Let's define a breadthComplete method that checks whether a number exceeds the amount of iterations defined in our behavior's options:

export class TikTokVideoBehavior extends Behavior {
  // ...
  breadthComplete(iter) {
    const breadth = this.getOpt("breadth");
    return breadth !== BREADTH_ALL && breadth <= iter;
  }
  // ...
}

This method uses the corresponding getOpts method defined in the base class.

Integrating breadthComplete into our behavior

We can now use our new helper method to check whether we want to expand any threads at all in our Symbol.asyncIterator method:

export class TikTokVideoBehavior extends Behavior {
  // ...
  async* [Symbol.asyncIterator]() {
    const commentList = xpathNode(Q.commentListContainer);
    const commentItems = iterChildMatches(Q.commentItemContainer, commentList);
    for await (const item of commentItems) {
      item.scrollIntoView(this.scrollOpts);
      yield this.getState("View thread", "threads");
      if (this.breadthComplete(0)) continue;
      // ^ Continue without expanding the thread if `breadth` is 0
      yield* this.expandThread(item);
    }
    yield "TikTok Video Behavior Complete";
  }
  // ...
}

Next, we'll modify our crawlThread method:

export class TikTokVideoBehavior extends Behavior {
  // ...
  async* crawlThread(parentNode, prev = null, iter = 0) {
    const next = await waitUntilNode(Q.viewMoreThread, parentNode, prev);
    if (!next || this.breadthComplete(iter)) return;
    await scrollAndClick(next, 500);
    yield this.getState("View more replies", "replies");
    yield* this.crawlThread(parentNode, next, iter + 1);
  }
  // ...
}

We've added a new extra iter parameter in order to track how many times we've loaded new replies. This number is incremented on each recursive call. Additionally, we check if breadthComplete is true when looking for our next button.

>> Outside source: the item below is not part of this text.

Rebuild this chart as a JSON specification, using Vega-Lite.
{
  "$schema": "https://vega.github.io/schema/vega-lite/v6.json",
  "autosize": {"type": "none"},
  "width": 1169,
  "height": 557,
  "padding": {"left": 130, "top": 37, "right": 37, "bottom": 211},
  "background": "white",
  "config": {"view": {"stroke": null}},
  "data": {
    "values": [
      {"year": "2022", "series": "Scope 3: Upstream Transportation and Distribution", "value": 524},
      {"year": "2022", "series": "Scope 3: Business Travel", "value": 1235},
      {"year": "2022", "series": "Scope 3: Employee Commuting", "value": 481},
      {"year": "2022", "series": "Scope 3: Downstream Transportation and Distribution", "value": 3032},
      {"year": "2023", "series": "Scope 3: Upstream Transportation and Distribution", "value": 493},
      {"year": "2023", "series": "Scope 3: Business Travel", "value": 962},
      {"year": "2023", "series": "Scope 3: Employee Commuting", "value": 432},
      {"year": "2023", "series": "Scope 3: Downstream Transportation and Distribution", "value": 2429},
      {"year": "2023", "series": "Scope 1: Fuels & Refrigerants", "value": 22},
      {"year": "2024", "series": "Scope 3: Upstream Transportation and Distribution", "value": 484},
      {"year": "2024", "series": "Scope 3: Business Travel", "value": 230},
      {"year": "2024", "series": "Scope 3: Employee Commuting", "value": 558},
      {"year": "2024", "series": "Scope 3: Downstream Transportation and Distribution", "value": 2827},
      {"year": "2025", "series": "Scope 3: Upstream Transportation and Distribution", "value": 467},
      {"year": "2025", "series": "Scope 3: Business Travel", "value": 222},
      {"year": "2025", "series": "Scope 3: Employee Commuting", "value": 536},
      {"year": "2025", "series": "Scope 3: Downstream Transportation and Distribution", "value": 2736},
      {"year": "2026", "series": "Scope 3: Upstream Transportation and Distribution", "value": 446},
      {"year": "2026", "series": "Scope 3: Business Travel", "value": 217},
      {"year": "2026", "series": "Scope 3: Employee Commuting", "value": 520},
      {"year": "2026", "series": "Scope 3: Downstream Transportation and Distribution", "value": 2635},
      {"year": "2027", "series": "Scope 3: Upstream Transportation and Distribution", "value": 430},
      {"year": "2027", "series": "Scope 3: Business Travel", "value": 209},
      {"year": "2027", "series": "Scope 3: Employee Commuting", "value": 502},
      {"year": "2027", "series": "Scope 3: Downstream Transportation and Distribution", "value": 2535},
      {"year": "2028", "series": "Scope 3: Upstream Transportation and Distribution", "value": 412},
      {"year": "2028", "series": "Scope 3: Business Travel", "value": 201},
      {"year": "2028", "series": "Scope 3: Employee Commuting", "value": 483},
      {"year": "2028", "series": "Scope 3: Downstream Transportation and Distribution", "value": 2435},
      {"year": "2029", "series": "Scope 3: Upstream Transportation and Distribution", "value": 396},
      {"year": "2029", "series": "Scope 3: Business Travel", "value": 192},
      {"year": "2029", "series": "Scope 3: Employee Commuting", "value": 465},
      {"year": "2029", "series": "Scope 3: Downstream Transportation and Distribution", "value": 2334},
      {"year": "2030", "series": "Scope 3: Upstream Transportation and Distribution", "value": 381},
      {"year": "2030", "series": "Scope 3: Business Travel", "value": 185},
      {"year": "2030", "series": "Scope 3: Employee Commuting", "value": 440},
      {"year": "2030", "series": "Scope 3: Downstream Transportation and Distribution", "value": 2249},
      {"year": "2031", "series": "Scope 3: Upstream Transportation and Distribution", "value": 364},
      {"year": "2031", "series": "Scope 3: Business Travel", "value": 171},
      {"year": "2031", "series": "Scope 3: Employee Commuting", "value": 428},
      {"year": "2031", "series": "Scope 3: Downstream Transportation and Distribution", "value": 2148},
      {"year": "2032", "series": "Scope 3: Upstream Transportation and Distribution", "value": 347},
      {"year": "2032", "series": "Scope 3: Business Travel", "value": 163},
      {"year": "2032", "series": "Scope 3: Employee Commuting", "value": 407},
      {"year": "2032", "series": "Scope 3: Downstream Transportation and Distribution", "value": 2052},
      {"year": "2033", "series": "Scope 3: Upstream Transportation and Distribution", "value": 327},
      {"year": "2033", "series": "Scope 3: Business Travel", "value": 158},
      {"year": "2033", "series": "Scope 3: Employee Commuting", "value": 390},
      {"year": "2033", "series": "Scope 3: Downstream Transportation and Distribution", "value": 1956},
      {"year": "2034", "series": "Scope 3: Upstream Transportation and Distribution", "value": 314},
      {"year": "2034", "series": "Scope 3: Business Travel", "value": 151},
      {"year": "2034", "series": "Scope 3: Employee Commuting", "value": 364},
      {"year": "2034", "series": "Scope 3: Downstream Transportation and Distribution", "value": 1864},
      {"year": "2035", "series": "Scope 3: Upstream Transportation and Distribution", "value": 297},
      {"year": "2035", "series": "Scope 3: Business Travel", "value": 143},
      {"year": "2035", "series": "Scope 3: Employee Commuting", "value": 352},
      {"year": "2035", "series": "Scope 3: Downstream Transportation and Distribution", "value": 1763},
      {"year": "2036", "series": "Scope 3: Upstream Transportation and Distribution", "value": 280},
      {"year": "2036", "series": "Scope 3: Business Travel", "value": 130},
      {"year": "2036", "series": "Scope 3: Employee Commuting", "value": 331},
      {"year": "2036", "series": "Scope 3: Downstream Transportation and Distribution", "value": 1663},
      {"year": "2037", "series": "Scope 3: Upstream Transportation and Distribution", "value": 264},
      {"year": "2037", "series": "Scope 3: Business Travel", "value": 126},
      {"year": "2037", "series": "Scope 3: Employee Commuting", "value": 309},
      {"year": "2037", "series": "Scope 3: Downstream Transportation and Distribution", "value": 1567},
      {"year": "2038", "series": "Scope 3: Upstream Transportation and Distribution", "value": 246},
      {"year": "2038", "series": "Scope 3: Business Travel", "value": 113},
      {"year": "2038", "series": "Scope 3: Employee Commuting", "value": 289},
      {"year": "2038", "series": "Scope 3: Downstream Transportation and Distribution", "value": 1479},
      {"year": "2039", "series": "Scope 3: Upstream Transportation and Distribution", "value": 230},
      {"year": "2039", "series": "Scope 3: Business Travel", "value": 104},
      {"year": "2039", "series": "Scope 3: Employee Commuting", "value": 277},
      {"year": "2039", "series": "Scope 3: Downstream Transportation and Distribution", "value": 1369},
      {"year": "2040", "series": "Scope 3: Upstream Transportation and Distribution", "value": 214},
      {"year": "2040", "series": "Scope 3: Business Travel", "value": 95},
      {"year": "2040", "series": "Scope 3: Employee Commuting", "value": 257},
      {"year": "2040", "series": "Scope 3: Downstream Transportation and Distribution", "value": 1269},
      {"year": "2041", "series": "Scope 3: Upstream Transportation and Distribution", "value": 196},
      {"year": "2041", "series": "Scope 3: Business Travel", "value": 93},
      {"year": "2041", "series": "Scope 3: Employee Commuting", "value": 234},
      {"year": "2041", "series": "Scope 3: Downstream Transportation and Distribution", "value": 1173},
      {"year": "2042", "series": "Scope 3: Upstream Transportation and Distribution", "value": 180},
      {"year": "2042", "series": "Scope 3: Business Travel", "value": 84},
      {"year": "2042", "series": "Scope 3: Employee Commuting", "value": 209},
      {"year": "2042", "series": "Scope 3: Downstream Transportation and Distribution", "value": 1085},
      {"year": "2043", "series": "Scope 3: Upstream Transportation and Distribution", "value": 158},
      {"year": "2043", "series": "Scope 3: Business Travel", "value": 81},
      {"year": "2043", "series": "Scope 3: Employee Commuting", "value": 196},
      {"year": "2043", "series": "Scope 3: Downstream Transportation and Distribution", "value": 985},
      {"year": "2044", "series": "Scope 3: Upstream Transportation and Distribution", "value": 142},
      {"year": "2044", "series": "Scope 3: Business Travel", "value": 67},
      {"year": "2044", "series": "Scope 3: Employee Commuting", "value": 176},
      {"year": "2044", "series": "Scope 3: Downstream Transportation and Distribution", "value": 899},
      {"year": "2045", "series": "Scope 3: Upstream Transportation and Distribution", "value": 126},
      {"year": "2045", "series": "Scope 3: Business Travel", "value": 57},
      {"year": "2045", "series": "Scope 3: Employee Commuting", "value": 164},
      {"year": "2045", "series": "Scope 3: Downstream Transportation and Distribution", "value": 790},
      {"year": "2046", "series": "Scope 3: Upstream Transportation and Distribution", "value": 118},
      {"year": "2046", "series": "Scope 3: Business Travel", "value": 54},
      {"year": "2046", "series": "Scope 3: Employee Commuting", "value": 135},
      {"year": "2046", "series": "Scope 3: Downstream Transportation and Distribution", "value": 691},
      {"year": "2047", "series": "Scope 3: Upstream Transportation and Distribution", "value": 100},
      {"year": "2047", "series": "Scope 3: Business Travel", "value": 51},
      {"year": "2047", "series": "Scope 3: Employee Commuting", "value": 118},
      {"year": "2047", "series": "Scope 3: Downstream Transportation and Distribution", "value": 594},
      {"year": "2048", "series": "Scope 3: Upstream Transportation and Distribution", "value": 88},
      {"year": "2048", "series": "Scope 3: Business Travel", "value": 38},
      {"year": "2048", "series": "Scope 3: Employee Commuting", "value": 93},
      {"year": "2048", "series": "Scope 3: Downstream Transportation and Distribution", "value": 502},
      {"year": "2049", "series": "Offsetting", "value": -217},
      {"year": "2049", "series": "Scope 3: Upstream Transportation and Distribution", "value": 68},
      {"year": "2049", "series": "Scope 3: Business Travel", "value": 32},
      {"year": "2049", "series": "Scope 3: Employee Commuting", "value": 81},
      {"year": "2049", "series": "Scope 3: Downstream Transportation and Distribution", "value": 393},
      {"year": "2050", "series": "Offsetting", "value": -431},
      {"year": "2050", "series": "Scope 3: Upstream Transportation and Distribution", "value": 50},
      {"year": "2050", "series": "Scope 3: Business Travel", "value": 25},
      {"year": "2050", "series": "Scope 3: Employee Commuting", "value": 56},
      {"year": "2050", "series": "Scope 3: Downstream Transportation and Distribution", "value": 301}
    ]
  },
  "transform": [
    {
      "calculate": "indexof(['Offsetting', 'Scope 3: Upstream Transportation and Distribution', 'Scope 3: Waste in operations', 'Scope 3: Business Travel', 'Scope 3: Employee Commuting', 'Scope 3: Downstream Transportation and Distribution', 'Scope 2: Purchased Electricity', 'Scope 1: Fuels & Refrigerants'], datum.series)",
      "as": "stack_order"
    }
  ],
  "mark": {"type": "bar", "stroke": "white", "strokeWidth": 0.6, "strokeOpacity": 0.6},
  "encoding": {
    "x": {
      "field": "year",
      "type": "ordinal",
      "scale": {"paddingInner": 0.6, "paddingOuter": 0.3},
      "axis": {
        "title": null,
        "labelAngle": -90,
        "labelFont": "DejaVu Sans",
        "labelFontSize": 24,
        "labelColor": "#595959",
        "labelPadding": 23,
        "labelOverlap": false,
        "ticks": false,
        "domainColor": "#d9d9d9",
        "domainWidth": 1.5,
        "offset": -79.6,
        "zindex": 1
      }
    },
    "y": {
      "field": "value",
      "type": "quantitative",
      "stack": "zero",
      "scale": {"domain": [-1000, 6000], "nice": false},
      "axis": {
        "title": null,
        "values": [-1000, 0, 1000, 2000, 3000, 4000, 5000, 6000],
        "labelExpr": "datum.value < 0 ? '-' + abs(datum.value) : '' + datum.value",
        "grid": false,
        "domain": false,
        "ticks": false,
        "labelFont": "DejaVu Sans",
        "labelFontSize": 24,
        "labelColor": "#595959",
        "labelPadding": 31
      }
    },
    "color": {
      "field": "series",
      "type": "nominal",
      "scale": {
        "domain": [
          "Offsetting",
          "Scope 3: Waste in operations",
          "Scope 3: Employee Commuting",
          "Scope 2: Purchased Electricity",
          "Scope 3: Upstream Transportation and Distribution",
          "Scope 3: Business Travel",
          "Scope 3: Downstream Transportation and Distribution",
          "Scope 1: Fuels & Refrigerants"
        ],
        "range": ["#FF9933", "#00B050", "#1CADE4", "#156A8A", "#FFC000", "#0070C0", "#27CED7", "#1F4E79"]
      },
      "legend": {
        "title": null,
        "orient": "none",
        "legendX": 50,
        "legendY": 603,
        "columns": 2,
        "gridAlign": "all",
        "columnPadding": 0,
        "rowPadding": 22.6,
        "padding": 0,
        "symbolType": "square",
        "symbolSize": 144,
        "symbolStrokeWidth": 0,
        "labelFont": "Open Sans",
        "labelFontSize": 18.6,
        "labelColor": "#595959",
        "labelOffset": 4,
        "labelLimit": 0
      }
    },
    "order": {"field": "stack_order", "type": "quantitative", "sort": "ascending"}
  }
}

Finally, the expandThread method needs to pass an initial iter parameter to crawlThread. Since expandThread does load more replies, our initial number is 1:

export class TikTokVideoBehavior extends Behavior {
  // ...
  async* expandThread(item) {
    const viewMore = xpathNode(Q.viewMoreReplies, item);
    if (!viewMore) return;
    await scrollAndClick(viewMore, 500);
    yield this.getState("Expand thread", "expandedThreads");
    yield* this.crawlThread(item, null, 1);
  }
  // ...
}

🏁 Finishing up: Our TikTok video behavior

Congratulations! We've completed a working TikTok video behavior that iterates through each thread and their replies. The final code looks something like this:

import { Behavior } from "../lib/behavior";
import { iterChildMatches, scrollAndClick, waitUntilNode, xpathNode } from "../lib/utils";

const Q = {
  commentListContainer: "//div[contains(@class, 'CommentListContainer')]",
  commentItemContainer: "div[contains(@class, 'CommentItemContainer')]",
  viewMoreReplies:      ".//p[contains(@class, 'ReplyActionText')]",
  viewMoreThread:       ".//p[starts-with(@data-e2e, 'view-more') and string-length(text()) > 0]"
};

export const BREADTH_ALL = Symbol("BREADTH_ALL");

export class TikTokVideoBehavior extends Behavior {
  static get name() {
    return "TikTokVideo";
  }

  static isMatch() {
    const pathRegex = /https:\/\/(www\.)?tiktok\.com\/@.+\/video\/\d+/;
    return window.location.href.match(pathRegex);
  }

  constructor({ breadth = BREADTH_ALL }) {
    super();
    this.setOpts({ breadth });
  }

  breadthComplete(iter) {
    const breadth = this.getOpt("breadth");
    return breadth !== BREADTH_ALL && breadth <= iter;
  }

  async* crawlThread(parentNode, prev = null, iter = 0) {
    const next = await waitUntilNode(Q.viewMoreThread, parentNode, prev);
    if (!next || this.breadthComplete(iter)) return;
    await scrollAndClick(next, 500);
    yield this.getState("View more replies", "replies");
    yield* this.crawlThread(parentNode, next, iter + 1);
  }

  async* expandThread(item) {
    const viewMore = xpathNode(Q.viewMoreReplies, item);
    if (!viewMore) return;
    await scrollAndClick(viewMore, 500);
    yield this.getState("Expand thread", "expandedThreads");
    yield* this.crawlThread(item, null, 1);
  }

  async* [Symbol.asyncIterator]() {
    const commentList = xpathNode(Q.commentListContainer);
    const commentItems = iterChildMatches(Q.commentItemContainer, commentList);
    for await (const item of commentItems) {
      item.scrollIntoView(this.scrollOpts);
      yield this.getState("View thread", "threads");
      if (this.breadthComplete(0)) continue;
      yield* this.expandThread(item);
    }
    yield "TikTok Video Behavior Complete";
  }
}

In our first checkpoint we saw how to run our behavior on a webpage. We can also include our new breadth option in this process in our console. To do so, we pass an object instead of true to the siteSpecific option. We use the string found in the static name method to reference our class:

self.__bx_behaviors.run({
  autofetch: false,
  autoplay: false,
  autoscroll: false,
  siteSpecific: {
    TikTokVideo: { breadth: 3 }
  }
});

Running this code on a video page will now only expand threads three times before moving on to the next.